STATED TASK - Return the listing below exactly, with the pictures dropped.

SUPPLIED INFORMATION -
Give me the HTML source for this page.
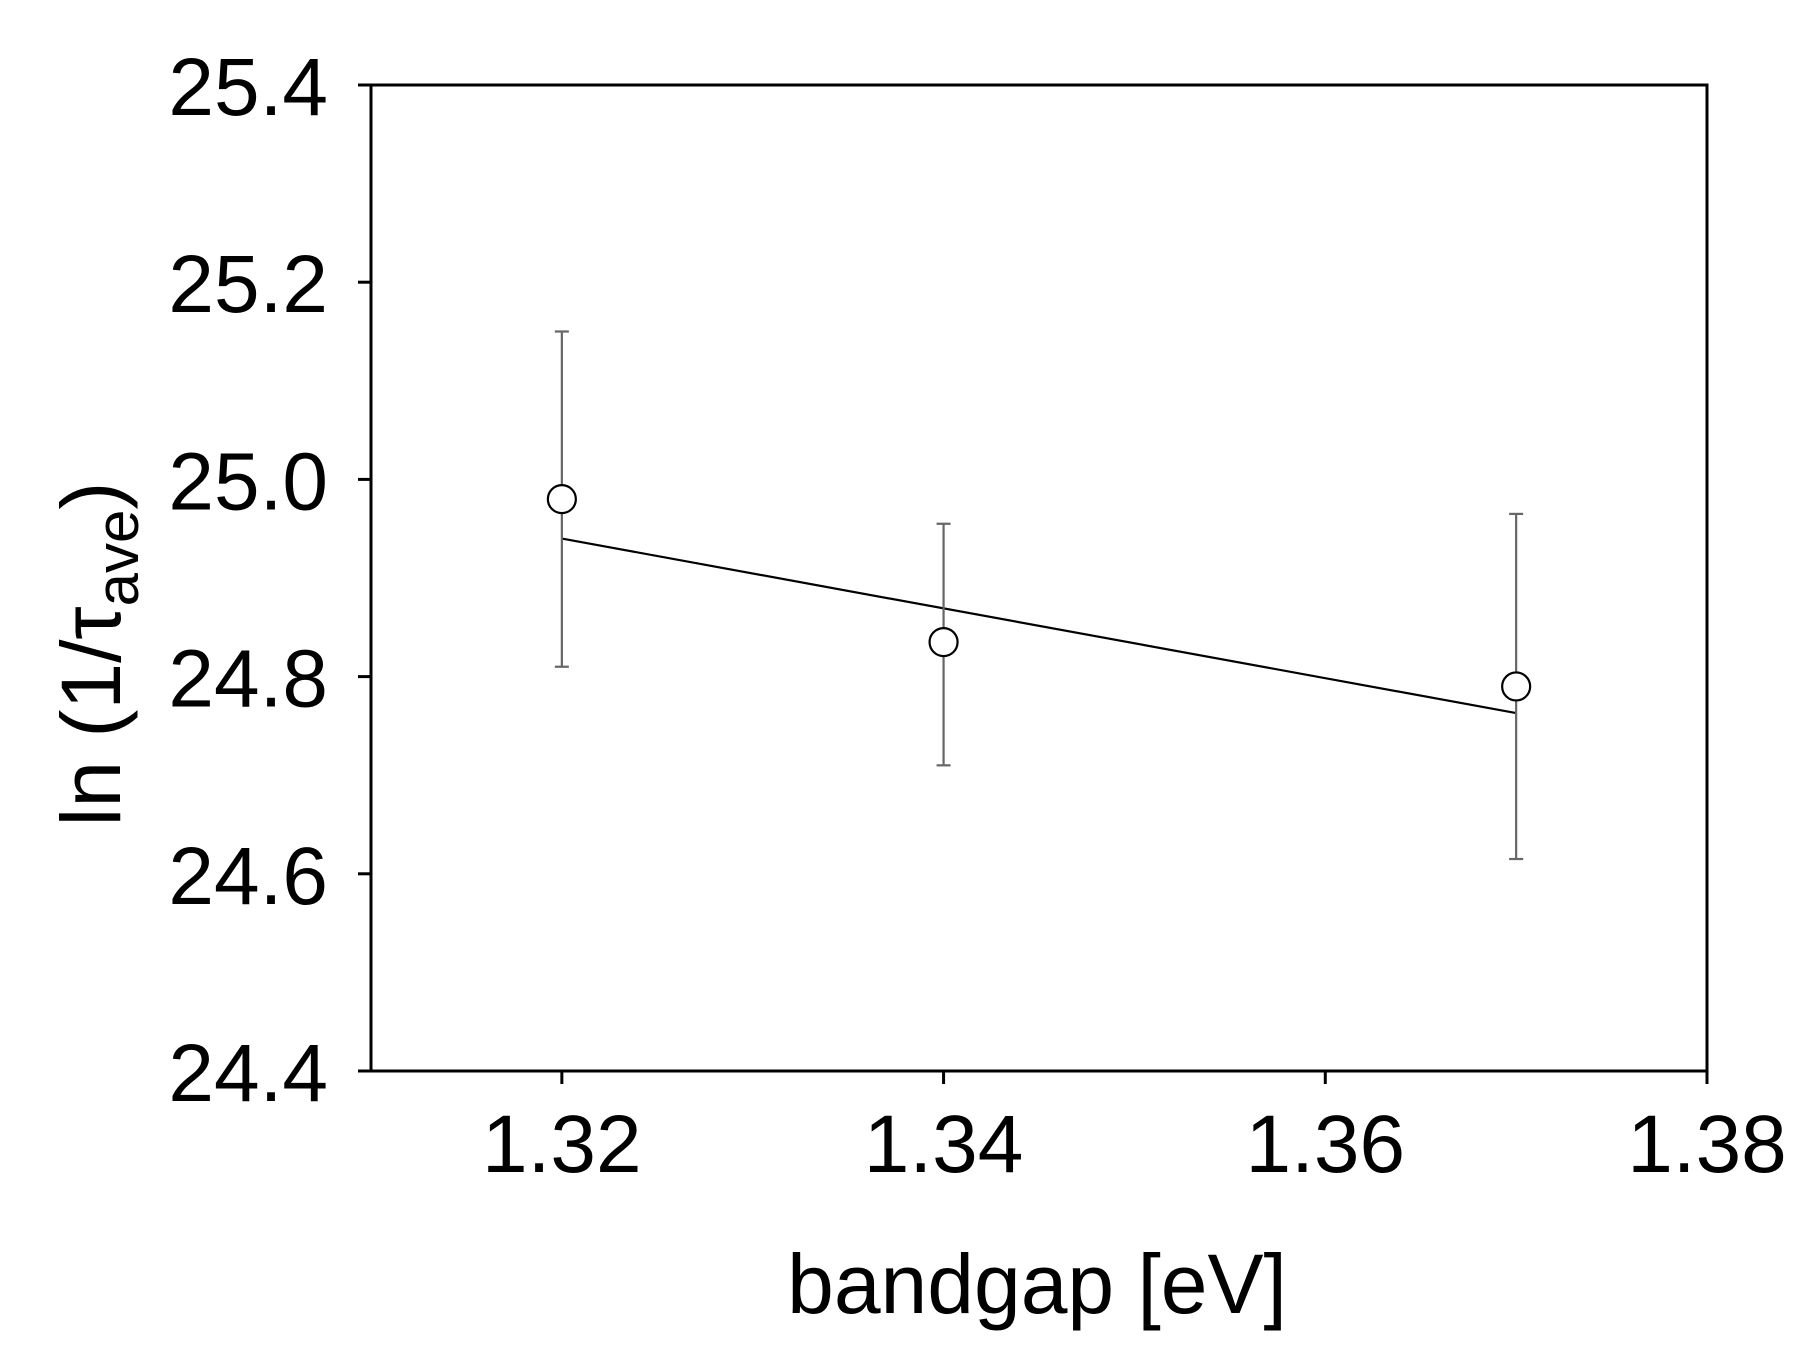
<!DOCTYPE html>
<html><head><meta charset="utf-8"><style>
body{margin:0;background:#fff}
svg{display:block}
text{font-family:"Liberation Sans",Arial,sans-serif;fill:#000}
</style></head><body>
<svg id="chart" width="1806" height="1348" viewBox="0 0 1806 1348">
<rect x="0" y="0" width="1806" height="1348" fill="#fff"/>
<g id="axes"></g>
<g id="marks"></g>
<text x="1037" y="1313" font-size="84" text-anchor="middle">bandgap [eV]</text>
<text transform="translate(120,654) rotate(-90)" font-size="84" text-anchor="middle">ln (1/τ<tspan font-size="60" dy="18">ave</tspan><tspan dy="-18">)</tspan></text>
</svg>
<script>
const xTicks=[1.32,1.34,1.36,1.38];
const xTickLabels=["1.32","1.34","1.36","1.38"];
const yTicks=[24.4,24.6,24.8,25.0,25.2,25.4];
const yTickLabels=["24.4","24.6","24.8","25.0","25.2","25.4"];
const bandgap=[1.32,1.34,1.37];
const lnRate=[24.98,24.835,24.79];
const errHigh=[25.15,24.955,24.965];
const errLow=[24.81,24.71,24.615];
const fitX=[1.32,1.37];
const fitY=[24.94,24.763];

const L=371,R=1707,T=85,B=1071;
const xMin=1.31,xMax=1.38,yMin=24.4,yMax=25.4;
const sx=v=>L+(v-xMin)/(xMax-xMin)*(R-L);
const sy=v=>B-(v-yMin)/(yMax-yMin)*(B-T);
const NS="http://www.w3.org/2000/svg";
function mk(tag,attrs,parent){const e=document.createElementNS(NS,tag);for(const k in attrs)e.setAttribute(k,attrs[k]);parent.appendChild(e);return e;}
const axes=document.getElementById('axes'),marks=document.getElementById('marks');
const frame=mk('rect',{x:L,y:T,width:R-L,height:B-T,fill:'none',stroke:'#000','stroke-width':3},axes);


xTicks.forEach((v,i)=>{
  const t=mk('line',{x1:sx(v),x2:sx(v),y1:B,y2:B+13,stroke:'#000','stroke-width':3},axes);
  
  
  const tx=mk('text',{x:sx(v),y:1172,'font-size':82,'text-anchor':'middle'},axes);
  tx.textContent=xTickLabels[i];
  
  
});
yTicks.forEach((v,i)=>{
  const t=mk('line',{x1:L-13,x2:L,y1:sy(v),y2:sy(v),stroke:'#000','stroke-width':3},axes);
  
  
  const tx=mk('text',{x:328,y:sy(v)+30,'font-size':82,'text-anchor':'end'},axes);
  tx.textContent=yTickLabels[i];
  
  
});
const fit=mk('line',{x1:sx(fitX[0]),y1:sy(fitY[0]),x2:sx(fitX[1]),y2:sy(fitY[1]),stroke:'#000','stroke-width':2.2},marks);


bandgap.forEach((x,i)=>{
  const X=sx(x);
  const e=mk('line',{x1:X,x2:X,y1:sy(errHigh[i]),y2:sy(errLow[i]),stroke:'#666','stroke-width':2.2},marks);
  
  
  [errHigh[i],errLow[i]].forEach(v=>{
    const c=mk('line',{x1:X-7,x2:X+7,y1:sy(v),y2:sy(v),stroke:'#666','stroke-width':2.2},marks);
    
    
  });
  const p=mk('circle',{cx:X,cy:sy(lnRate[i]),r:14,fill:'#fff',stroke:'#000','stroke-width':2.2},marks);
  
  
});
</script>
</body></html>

TASK RESULT -
Give me the HTML source for this page.
<!DOCTYPE html>
<html><head><meta charset="utf-8"><style>
body{margin:0;background:#fff}
svg{display:block}
text{font-family:"Liberation Sans",Arial,sans-serif;fill:#000}
</style></head><body>
<svg id="chart" width="1806" height="1348" viewBox="0 0 1806 1348">
<rect x="0" y="0" width="1806" height="1348" fill="#fff"/>
<g id="axes"></g>
<g id="marks"></g>
<text x="1037" y="1313" font-size="84" text-anchor="middle">bandgap [eV]</text>
<text transform="translate(120,654) rotate(-90)" font-size="84" text-anchor="middle">ln (1/τ<tspan font-size="60" dy="18">ave</tspan><tspan dy="-18">)</tspan></text>
</svg>
<script>
const xTicks=[1.32,1.34,1.36,1.38];
const xTickLabels=["1.32","1.34","1.36","1.38"];
const yTicks=[24.4,24.6,24.8,25.0,25.2,25.4];
const yTickLabels=["24.4","24.6","24.8","25.0","25.2","25.4"];
const bandgap=[1.32,1.34,1.37];
const lnRate=[24.98,24.835,24.79];
const errHigh=[25.15,24.955,24.965];
const errLow=[24.81,24.71,24.615];
const fitX=[1.32,1.37];
const fitY=[24.94,24.763];

const L=371,R=1707,T=85,B=1071;
const xMin=1.31,xMax=1.38,yMin=24.4,yMax=25.4;
const sx=v=>L+(v-xMin)/(xMax-xMin)*(R-L);
const sy=v=>B-(v-yMin)/(yMax-yMin)*(B-T);
const NS="http://www.w3.org/2000/svg";
function mk(tag,attrs,parent){const e=document.createElementNS(NS,tag);for(const k in attrs)e.setAttribute(k,attrs[k]);parent.appendChild(e);return e;}
const axes=document.getElementById('axes'),marks=document.getElementById('marks');
const frame=mk('rect',{x:L,y:T,width:R-L,height:B-T,fill:'none',stroke:'#000','stroke-width':3},axes);


xTicks.forEach((v,i)=>{
  const t=mk('line',{x1:sx(v),x2:sx(v),y1:B,y2:B+13,stroke:'#000','stroke-width':3},axes);
  
  
  const tx=mk('text',{x:sx(v),y:1172,'font-size':82,'text-anchor':'middle'},axes);
  tx.textContent=xTickLabels[i];
  
  
});
yTicks.forEach((v,i)=>{
  const t=mk('line',{x1:L-13,x2:L,y1:sy(v),y2:sy(v),stroke:'#000','stroke-width':3},axes);
  
  
  const tx=mk('text',{x:328,y:sy(v)+30,'font-size':82,'text-anchor':'end'},axes);
  tx.textContent=yTickLabels[i];
  
  
});
const fit=mk('line',{x1:sx(fitX[0]),y1:sy(fitY[0]),x2:sx(fitX[1]),y2:sy(fitY[1]),stroke:'#000','stroke-width':2.2},marks);


bandgap.forEach((x,i)=>{
  const X=sx(x);
  const e=mk('line',{x1:X,x2:X,y1:sy(errHigh[i]),y2:sy(errLow[i]),stroke:'#666','stroke-width':2.2},marks);
  
  
  [errHigh[i],errLow[i]].forEach(v=>{
    const c=mk('line',{x1:X-7,x2:X+7,y1:sy(v),y2:sy(v),stroke:'#666','stroke-width':2.2},marks);
    
    
  });
  const p=mk('circle',{cx:X,cy:sy(lnRate[i]),r:14,fill:'#fff',stroke:'#000','stroke-width':2.2},marks);
  
  
});
</script>
</body></html>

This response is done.